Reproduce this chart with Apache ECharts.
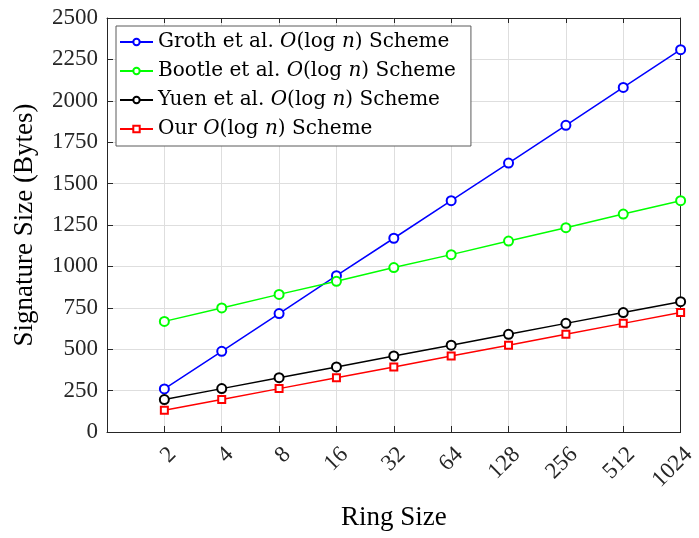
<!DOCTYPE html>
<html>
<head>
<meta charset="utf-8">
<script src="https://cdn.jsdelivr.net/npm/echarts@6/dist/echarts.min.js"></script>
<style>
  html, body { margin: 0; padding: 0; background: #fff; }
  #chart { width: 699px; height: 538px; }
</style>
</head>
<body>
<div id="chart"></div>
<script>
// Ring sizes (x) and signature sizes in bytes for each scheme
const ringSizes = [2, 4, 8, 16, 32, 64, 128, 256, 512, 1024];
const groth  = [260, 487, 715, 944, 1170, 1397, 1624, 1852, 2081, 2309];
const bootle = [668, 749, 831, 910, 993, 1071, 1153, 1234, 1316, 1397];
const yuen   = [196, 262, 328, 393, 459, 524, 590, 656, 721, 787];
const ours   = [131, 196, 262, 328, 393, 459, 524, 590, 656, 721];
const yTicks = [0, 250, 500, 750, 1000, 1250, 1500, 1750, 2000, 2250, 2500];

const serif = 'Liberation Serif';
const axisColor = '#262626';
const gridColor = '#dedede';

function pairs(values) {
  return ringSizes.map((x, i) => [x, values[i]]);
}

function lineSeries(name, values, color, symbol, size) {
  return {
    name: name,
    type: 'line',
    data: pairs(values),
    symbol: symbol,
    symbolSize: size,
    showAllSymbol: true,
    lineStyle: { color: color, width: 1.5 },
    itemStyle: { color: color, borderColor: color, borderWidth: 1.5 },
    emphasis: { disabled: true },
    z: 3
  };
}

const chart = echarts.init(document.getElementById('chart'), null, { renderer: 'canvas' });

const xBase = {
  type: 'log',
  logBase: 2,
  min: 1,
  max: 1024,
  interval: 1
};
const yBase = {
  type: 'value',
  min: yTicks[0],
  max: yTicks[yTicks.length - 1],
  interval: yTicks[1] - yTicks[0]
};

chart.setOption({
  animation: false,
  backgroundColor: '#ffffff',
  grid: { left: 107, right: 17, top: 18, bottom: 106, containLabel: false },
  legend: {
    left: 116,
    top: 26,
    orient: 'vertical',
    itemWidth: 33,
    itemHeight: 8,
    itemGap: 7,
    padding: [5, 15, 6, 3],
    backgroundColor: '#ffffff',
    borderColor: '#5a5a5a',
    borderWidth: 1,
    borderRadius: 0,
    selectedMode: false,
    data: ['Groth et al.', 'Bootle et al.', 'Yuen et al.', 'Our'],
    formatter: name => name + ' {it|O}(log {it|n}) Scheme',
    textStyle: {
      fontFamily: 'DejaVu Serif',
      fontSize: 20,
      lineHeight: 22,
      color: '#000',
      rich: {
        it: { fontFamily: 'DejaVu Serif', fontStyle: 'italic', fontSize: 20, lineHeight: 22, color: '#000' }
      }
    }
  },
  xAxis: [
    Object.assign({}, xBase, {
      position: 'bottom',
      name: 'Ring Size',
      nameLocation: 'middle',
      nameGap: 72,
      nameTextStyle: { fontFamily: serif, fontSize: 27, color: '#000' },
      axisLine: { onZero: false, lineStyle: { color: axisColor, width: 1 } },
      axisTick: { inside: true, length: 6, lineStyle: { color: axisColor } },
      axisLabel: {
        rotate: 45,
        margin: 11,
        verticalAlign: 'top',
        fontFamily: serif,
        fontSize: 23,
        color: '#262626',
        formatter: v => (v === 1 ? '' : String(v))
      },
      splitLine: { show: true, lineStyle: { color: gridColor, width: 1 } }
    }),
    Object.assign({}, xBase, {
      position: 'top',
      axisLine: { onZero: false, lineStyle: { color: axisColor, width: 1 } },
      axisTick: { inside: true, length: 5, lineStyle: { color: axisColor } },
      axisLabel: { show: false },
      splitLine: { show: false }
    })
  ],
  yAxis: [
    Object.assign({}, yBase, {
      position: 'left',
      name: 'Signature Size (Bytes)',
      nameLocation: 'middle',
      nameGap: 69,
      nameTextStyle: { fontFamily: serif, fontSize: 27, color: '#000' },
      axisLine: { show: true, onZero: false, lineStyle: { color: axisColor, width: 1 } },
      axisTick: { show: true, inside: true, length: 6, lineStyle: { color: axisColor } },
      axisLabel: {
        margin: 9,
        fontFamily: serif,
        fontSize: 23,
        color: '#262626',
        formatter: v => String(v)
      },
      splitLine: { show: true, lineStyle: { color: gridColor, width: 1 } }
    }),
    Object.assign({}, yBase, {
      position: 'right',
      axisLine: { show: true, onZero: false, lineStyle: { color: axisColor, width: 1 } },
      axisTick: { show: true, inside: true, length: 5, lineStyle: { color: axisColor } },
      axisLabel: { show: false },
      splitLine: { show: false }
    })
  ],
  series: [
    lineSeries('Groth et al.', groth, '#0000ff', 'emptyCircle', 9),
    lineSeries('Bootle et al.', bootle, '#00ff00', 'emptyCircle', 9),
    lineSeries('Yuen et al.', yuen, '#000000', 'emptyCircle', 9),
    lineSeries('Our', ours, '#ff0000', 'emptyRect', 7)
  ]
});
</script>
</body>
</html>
++++++++++
Written task:
Copy the material exactly. Do not include the pictures.

Finished task:
Reproduce this chart with Apache ECharts.
<!DOCTYPE html>
<html>
<head>
<meta charset="utf-8">
<script src="https://cdn.jsdelivr.net/npm/echarts@6/dist/echarts.min.js"></script>
<style>
  html, body { margin: 0; padding: 0; background: #fff; }
  #chart { width: 699px; height: 538px; }
</style>
</head>
<body>
<div id="chart"></div>
<script>
// Ring sizes (x) and signature sizes in bytes for each scheme
const ringSizes = [2, 4, 8, 16, 32, 64, 128, 256, 512, 1024];
const groth  = [260, 487, 715, 944, 1170, 1397, 1624, 1852, 2081, 2309];
const bootle = [668, 749, 831, 910, 993, 1071, 1153, 1234, 1316, 1397];
const yuen   = [196, 262, 328, 393, 459, 524, 590, 656, 721, 787];
const ours   = [131, 196, 262, 328, 393, 459, 524, 590, 656, 721];
const yTicks = [0, 250, 500, 750, 1000, 1250, 1500, 1750, 2000, 2250, 2500];

const serif = 'Liberation Serif';
const axisColor = '#262626';
const gridColor = '#dedede';

function pairs(values) {
  return ringSizes.map((x, i) => [x, values[i]]);
}

function lineSeries(name, values, color, symbol, size) {
  return {
    name: name,
    type: 'line',
    data: pairs(values),
    symbol: symbol,
    symbolSize: size,
    showAllSymbol: true,
    lineStyle: { color: color, width: 1.5 },
    itemStyle: { color: color, borderColor: color, borderWidth: 1.5 },
    emphasis: { disabled: true },
    z: 3
  };
}

const chart = echarts.init(document.getElementById('chart'), null, { renderer: 'canvas' });

const xBase = {
  type: 'log',
  logBase: 2,
  min: 1,
  max: 1024,
  interval: 1
};
const yBase = {
  type: 'value',
  min: yTicks[0],
  max: yTicks[yTicks.length - 1],
  interval: yTicks[1] - yTicks[0]
};

chart.setOption({
  animation: false,
  backgroundColor: '#ffffff',
  grid: { left: 107, right: 17, top: 18, bottom: 106, containLabel: false },
  legend: {
    left: 116,
    top: 26,
    orient: 'vertical',
    itemWidth: 33,
    itemHeight: 8,
    itemGap: 7,
    padding: [5, 15, 6, 3],
    backgroundColor: '#ffffff',
    borderColor: '#5a5a5a',
    borderWidth: 1,
    borderRadius: 0,
    selectedMode: false,
    data: ['Groth et al.', 'Bootle et al.', 'Yuen et al.', 'Our'],
    formatter: name => name + ' {it|O}(log {it|n}) Scheme',
    textStyle: {
      fontFamily: 'DejaVu Serif',
      fontSize: 20,
      lineHeight: 22,
      color: '#000',
      rich: {
        it: { fontFamily: 'DejaVu Serif', fontStyle: 'italic', fontSize: 20, lineHeight: 22, color: '#000' }
      }
    }
  },
  xAxis: [
    Object.assign({}, xBase, {
      position: 'bottom',
      name: 'Ring Size',
      nameLocation: 'middle',
      nameGap: 72,
      nameTextStyle: { fontFamily: serif, fontSize: 27, color: '#000' },
      axisLine: { onZero: false, lineStyle: { color: axisColor, width: 1 } },
      axisTick: { inside: true, length: 6, lineStyle: { color: axisColor } },
      axisLabel: {
        rotate: 45,
        margin: 11,
        verticalAlign: 'top',
        fontFamily: serif,
        fontSize: 23,
        color: '#262626',
        formatter: v => (v === 1 ? '' : String(v))
      },
      splitLine: { show: true, lineStyle: { color: gridColor, width: 1 } }
    }),
    Object.assign({}, xBase, {
      position: 'top',
      axisLine: { onZero: false, lineStyle: { color: axisColor, width: 1 } },
      axisTick: { inside: true, length: 5, lineStyle: { color: axisColor } },
      axisLabel: { show: false },
      splitLine: { show: false }
    })
  ],
  yAxis: [
    Object.assign({}, yBase, {
      position: 'left',
      name: 'Signature Size (Bytes)',
      nameLocation: 'middle',
      nameGap: 69,
      nameTextStyle: { fontFamily: serif, fontSize: 27, color: '#000' },
      axisLine: { show: true, onZero: false, lineStyle: { color: axisColor, width: 1 } },
      axisTick: { show: true, inside: true, length: 6, lineStyle: { color: axisColor } },
      axisLabel: {
        margin: 9,
        fontFamily: serif,
        fontSize: 23,
        color: '#262626',
        formatter: v => String(v)
      },
      splitLine: { show: true, lineStyle: { color: gridColor, width: 1 } }
    }),
    Object.assign({}, yBase, {
      position: 'right',
      axisLine: { show: true, onZero: false, lineStyle: { color: axisColor, width: 1 } },
      axisTick: { show: true, inside: true, length: 5, lineStyle: { color: axisColor } },
      axisLabel: { show: false },
      splitLine: { show: false }
    })
  ],
  series: [
    lineSeries('Groth et al.', groth, '#0000ff', 'emptyCircle', 9),
    lineSeries('Bootle et al.', bootle, '#00ff00', 'emptyCircle', 9),
    lineSeries('Yuen et al.', yuen, '#000000', 'emptyCircle', 9),
    lineSeries('Our', ours, '#ff0000', 'emptyRect', 7)
  ]
});
</script>
</body>
</html>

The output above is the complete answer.